Task instructions:
All of the lines below are to be printed again exactly; images are excluded from the output.

====== Supplied information

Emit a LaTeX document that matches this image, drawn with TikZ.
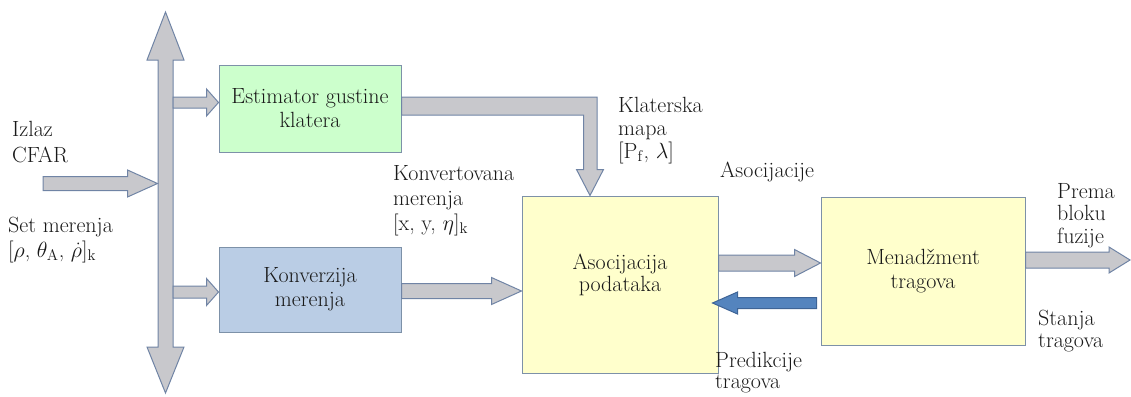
\RequirePackage{fix-cm}
\documentclass[tikz,border=0pt]{standalone}
\usetikzlibrary{calc}
\definecolor{agray}{RGB}{200,200,204}
\definecolor{aline}{RGB}{112,132,165}
\definecolor{ablue}{RGB}{84,132,190}
\definecolor{abluel}{RGB}{62,100,150}
\definecolor{boxl}{RGB}{125,145,168}
\definecolor{byellow}{RGB}{255,255,204}
\definecolor{bgreen}{RGB}{204,255,204}
\definecolor{bblue}{RGB}{186,205,229}
\definecolor{txt}{RGB}{25,25,25}
\newcommand\fs{\fontsize{22}{24}\selectfont}
\newcommand\rblock[6]{\path[#1] let \p1=(#2),\p2=(#3) in (\x1,\y2+#4) -- (\x2-#6,\y2+#4) -- (\x2-#6,\y2+#5) -- (\x2,\y2) -- (\x2-#6,\y2-#5) -- (\x2-#6,\y2-#4) -- (\x1,\y2-#4) -- cycle;}
\newcommand\lblock[6]{\path[#1] let \p1=(#2),\p2=(#3) in (\x1,\y2+#4) -- (\x2+#6,\y2+#4) -- (\x2+#6,\y2+#5) -- (\x2,\y2) -- (\x2+#6,\y2-#5) -- (\x2+#6,\y2-#4) -- (\x1,\y2-#4) -- cycle;}
\tikzset{
  blk/.style={fill=agray, draw=aline, line width=1pt},
  bblk/.style={fill=ablue, draw=abluel, line width=1pt},
  box/.style={draw=boxl, line width=1pt, inner sep=0pt, align=center, font=\fs, text=txt},
  lbl/.style={inner sep=0pt, align=left, anchor=base west, font=\fs, text=txt},
}
\begin{document}
\begin{tikzpicture}[x=1pt, y=-1pt]
\useasboundingbox (0,0) rectangle (1131,396);
% boxes
\node[box, fill=bgreen, minimum width=182pt, minimum height=87pt] (est) at (310,108.5) {Estimator gustine\\klatera};
\node[box, fill=bblue, minimum width=182pt, minimum height=85pt] (konv) at (310,289.5) {Konverzija\\merenja};
\node[box, fill=byellow, minimum width=196pt, minimum height=177pt] (asoc) at (620,284.5) {};
\node[box, fill=byellow, minimum width=204pt, minimum height=148pt] (men) at (923,271) {Menadžment\\tragova};
\node[box, draw=none, fill=none, font={\fontsize{22}{22}\selectfont}] (asoct) at (620,275) {Asocijacija\\podataka};
% bus
\coordinate (bustop) at (165.5,12);
\coordinate (busbot) at (165.5,393);
\path[blk] let \p1=(bustop),\p2=(busbot) in (\x1,\y1) -- (\x1+18.5pt,\y1-48pt) -- (\x1+7.5pt,\y1-48pt) -- (\x1+7.5pt,\y2+46pt) -- (\x1+18.5pt,\y2+46pt) -- (\x2,\y2) -- (\x1-18.5pt,\y2+46pt) -- (\x1-7.5pt,\y2+46pt) -- (\x1-7.5pt,\y1-48pt) -- (\x1-18.5pt,\y1-48pt) -- cycle;
% input
\coordinate (cfar) at (43,183.5);
\coordinate (busin) at ($(bustop |- cfar)+(-8,0)$);
\rblock{blk}{cfar}{busin}{7pt}{13.5pt}{30pt}
% bus to boxes
\coordinate (busr) at ($(bustop)+(7.5,0)$);
\rblock{blk}{busr}{$(est.west)+(0,-6)$}{5.5pt}{13.5pt}{12pt}
\rblock{blk}{busr}{$(konv.west)+(0,2.5)$}{6pt}{13.5pt}{12pt}
% estimator to asocijacija (L shape)
\coordinate (clutin) at ($(asoc.north west)+(68.5,0)$);
\path[blk] let \p1=(est.east),\p2=(clutin) in (\x1,\y1+11.5pt) -- (\x2+7pt,\y1+11.5pt) -- (\x2+7pt,\y2+26pt) -- (\x2+13.5pt,\y2+26pt) -- (\x2,\y2) -- (\x2-13.5pt,\y2+26pt) -- (\x2-6.5pt,\y2+26pt) -- (\x2-6.5pt,\y1-6.5pt) -- (\x1,\y1-6.5pt) -- cycle;
% konverzija to asocijacija
\rblock{blk}{konv.east}{$(asoc.west)+(0,6.5)$}{7.5pt}{13.5pt}{30pt}
% asocijacija to menadzment
\rblock{blk}{asoc.east}{$(men.west)+(0,-8)$}{8pt}{13.5pt}{26pt}
% menadzment to asocijacija (blue)
\lblock{bblk}{$(men.west)+(-4,32)$}{$(asoc.east)+(-6,18.5)$}{5.5pt}{11pt}{25pt}
% output
\coordinate (out) at (1130,260);
\rblock{blk}{men.east}{out}{8pt}{13pt}{21pt}
% labels (base = last line baseline)
\node[lbl, font={\fontsize{22}{26}\selectfont}] (l1) at (12,162) {Izlaz\\CFAR};
\node[lbl, font={\fontsize{22}{25}\selectfont}] (l2) at (8,257) {Set merenja\\{}[$\rho$, $\theta_{\mathrm{A}}$, $\dot\rho$]$_{\mathrm{k}}$};
\node[lbl, font={\fontsize{22}{25}\selectfont}] (l3) at (393,230) {Konvertovana\\merenja\\{}[x, y, $\eta$]$_{\mathrm{k}}$};
\node[lbl, font={\fontsize{22}{23}\selectfont}] (l4) at (618,158) {Klaterska\\mapa\\{}[P$_{\mathrm{f}}$, $\lambda$]};
\node[lbl] (l5) at (720,177) {Asocijacije};
\node[lbl, font={\fontsize{22}{22.5}\selectfont}] (l6) at (1057,243) {Prema\\bloku\\fuzije};
\node[lbl, font={\fontsize{22}{22}\selectfont}] (l7) at (1038,347) {Stanja\\tragova};
\node[lbl, font={\fontsize{22}{21}\selectfont}] (l8) at (715,388) {Predikcije\\tragova};
\end{tikzpicture}
\end{document}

============

Task answer:
Emit a LaTeX document that matches this image, drawn with TikZ.
\RequirePackage{fix-cm}
\documentclass[tikz,border=0pt]{standalone}
\usetikzlibrary{calc}
\definecolor{agray}{RGB}{200,200,204}
\definecolor{aline}{RGB}{112,132,165}
\definecolor{ablue}{RGB}{84,132,190}
\definecolor{abluel}{RGB}{62,100,150}
\definecolor{boxl}{RGB}{125,145,168}
\definecolor{byellow}{RGB}{255,255,204}
\definecolor{bgreen}{RGB}{204,255,204}
\definecolor{bblue}{RGB}{186,205,229}
\definecolor{txt}{RGB}{25,25,25}
\newcommand\fs{\fontsize{22}{24}\selectfont}
\newcommand\rblock[6]{\path[#1] let \p1=(#2),\p2=(#3) in (\x1,\y2+#4) -- (\x2-#6,\y2+#4) -- (\x2-#6,\y2+#5) -- (\x2,\y2) -- (\x2-#6,\y2-#5) -- (\x2-#6,\y2-#4) -- (\x1,\y2-#4) -- cycle;}
\newcommand\lblock[6]{\path[#1] let \p1=(#2),\p2=(#3) in (\x1,\y2+#4) -- (\x2+#6,\y2+#4) -- (\x2+#6,\y2+#5) -- (\x2,\y2) -- (\x2+#6,\y2-#5) -- (\x2+#6,\y2-#4) -- (\x1,\y2-#4) -- cycle;}
\tikzset{
  blk/.style={fill=agray, draw=aline, line width=1pt},
  bblk/.style={fill=ablue, draw=abluel, line width=1pt},
  box/.style={draw=boxl, line width=1pt, inner sep=0pt, align=center, font=\fs, text=txt},
  lbl/.style={inner sep=0pt, align=left, anchor=base west, font=\fs, text=txt},
}
\begin{document}
\begin{tikzpicture}[x=1pt, y=-1pt]
\useasboundingbox (0,0) rectangle (1131,396);
% boxes
\node[box, fill=bgreen, minimum width=182pt, minimum height=87pt] (est) at (310,108.5) {Estimator gustine\\klatera};
\node[box, fill=bblue, minimum width=182pt, minimum height=85pt] (konv) at (310,289.5) {Konverzija\\merenja};
\node[box, fill=byellow, minimum width=196pt, minimum height=177pt] (asoc) at (620,284.5) {};
\node[box, fill=byellow, minimum width=204pt, minimum height=148pt] (men) at (923,271) {Menadžment\\tragova};
\node[box, draw=none, fill=none, font={\fontsize{22}{22}\selectfont}] (asoct) at (620,275) {Asocijacija\\podataka};
% bus
\coordinate (bustop) at (165.5,12);
\coordinate (busbot) at (165.5,393);
\path[blk] let \p1=(bustop),\p2=(busbot) in (\x1,\y1) -- (\x1+18.5pt,\y1-48pt) -- (\x1+7.5pt,\y1-48pt) -- (\x1+7.5pt,\y2+46pt) -- (\x1+18.5pt,\y2+46pt) -- (\x2,\y2) -- (\x1-18.5pt,\y2+46pt) -- (\x1-7.5pt,\y2+46pt) -- (\x1-7.5pt,\y1-48pt) -- (\x1-18.5pt,\y1-48pt) -- cycle;
% input
\coordinate (cfar) at (43,183.5);
\coordinate (busin) at ($(bustop |- cfar)+(-8,0)$);
\rblock{blk}{cfar}{busin}{7pt}{13.5pt}{30pt}
% bus to boxes
\coordinate (busr) at ($(bustop)+(7.5,0)$);
\rblock{blk}{busr}{$(est.west)+(0,-6)$}{5.5pt}{13.5pt}{12pt}
\rblock{blk}{busr}{$(konv.west)+(0,2.5)$}{6pt}{13.5pt}{12pt}
% estimator to asocijacija (L shape)
\coordinate (clutin) at ($(asoc.north west)+(68.5,0)$);
\path[blk] let \p1=(est.east),\p2=(clutin) in (\x1,\y1+11.5pt) -- (\x2+7pt,\y1+11.5pt) -- (\x2+7pt,\y2+26pt) -- (\x2+13.5pt,\y2+26pt) -- (\x2,\y2) -- (\x2-13.5pt,\y2+26pt) -- (\x2-6.5pt,\y2+26pt) -- (\x2-6.5pt,\y1-6.5pt) -- (\x1,\y1-6.5pt) -- cycle;
% konverzija to asocijacija
\rblock{blk}{konv.east}{$(asoc.west)+(0,6.5)$}{7.5pt}{13.5pt}{30pt}
% asocijacija to menadzment
\rblock{blk}{asoc.east}{$(men.west)+(0,-8)$}{8pt}{13.5pt}{26pt}
% menadzment to asocijacija (blue)
\lblock{bblk}{$(men.west)+(-4,32)$}{$(asoc.east)+(-6,18.5)$}{5.5pt}{11pt}{25pt}
% output
\coordinate (out) at (1130,260);
\rblock{blk}{men.east}{out}{8pt}{13pt}{21pt}
% labels (base = last line baseline)
\node[lbl, font={\fontsize{22}{26}\selectfont}] (l1) at (12,162) {Izlaz\\CFAR};
\node[lbl, font={\fontsize{22}{25}\selectfont}] (l2) at (8,257) {Set merenja\\{}[$\rho$, $\theta_{\mathrm{A}}$, $\dot\rho$]$_{\mathrm{k}}$};
\node[lbl, font={\fontsize{22}{25}\selectfont}] (l3) at (393,230) {Konvertovana\\merenja\\{}[x, y, $\eta$]$_{\mathrm{k}}$};
\node[lbl, font={\fontsize{22}{23}\selectfont}] (l4) at (618,158) {Klaterska\\mapa\\{}[P$_{\mathrm{f}}$, $\lambda$]};
\node[lbl] (l5) at (720,177) {Asocijacije};
\node[lbl, font={\fontsize{22}{22.5}\selectfont}] (l6) at (1057,243) {Prema\\bloku\\fuzije};
\node[lbl, font={\fontsize{22}{22}\selectfont}] (l7) at (1038,347) {Stanja\\tragova};
\node[lbl, font={\fontsize{22}{21}\selectfont}] (l8) at (715,388) {Predikcije\\tragova};
\end{tikzpicture}
\end{document}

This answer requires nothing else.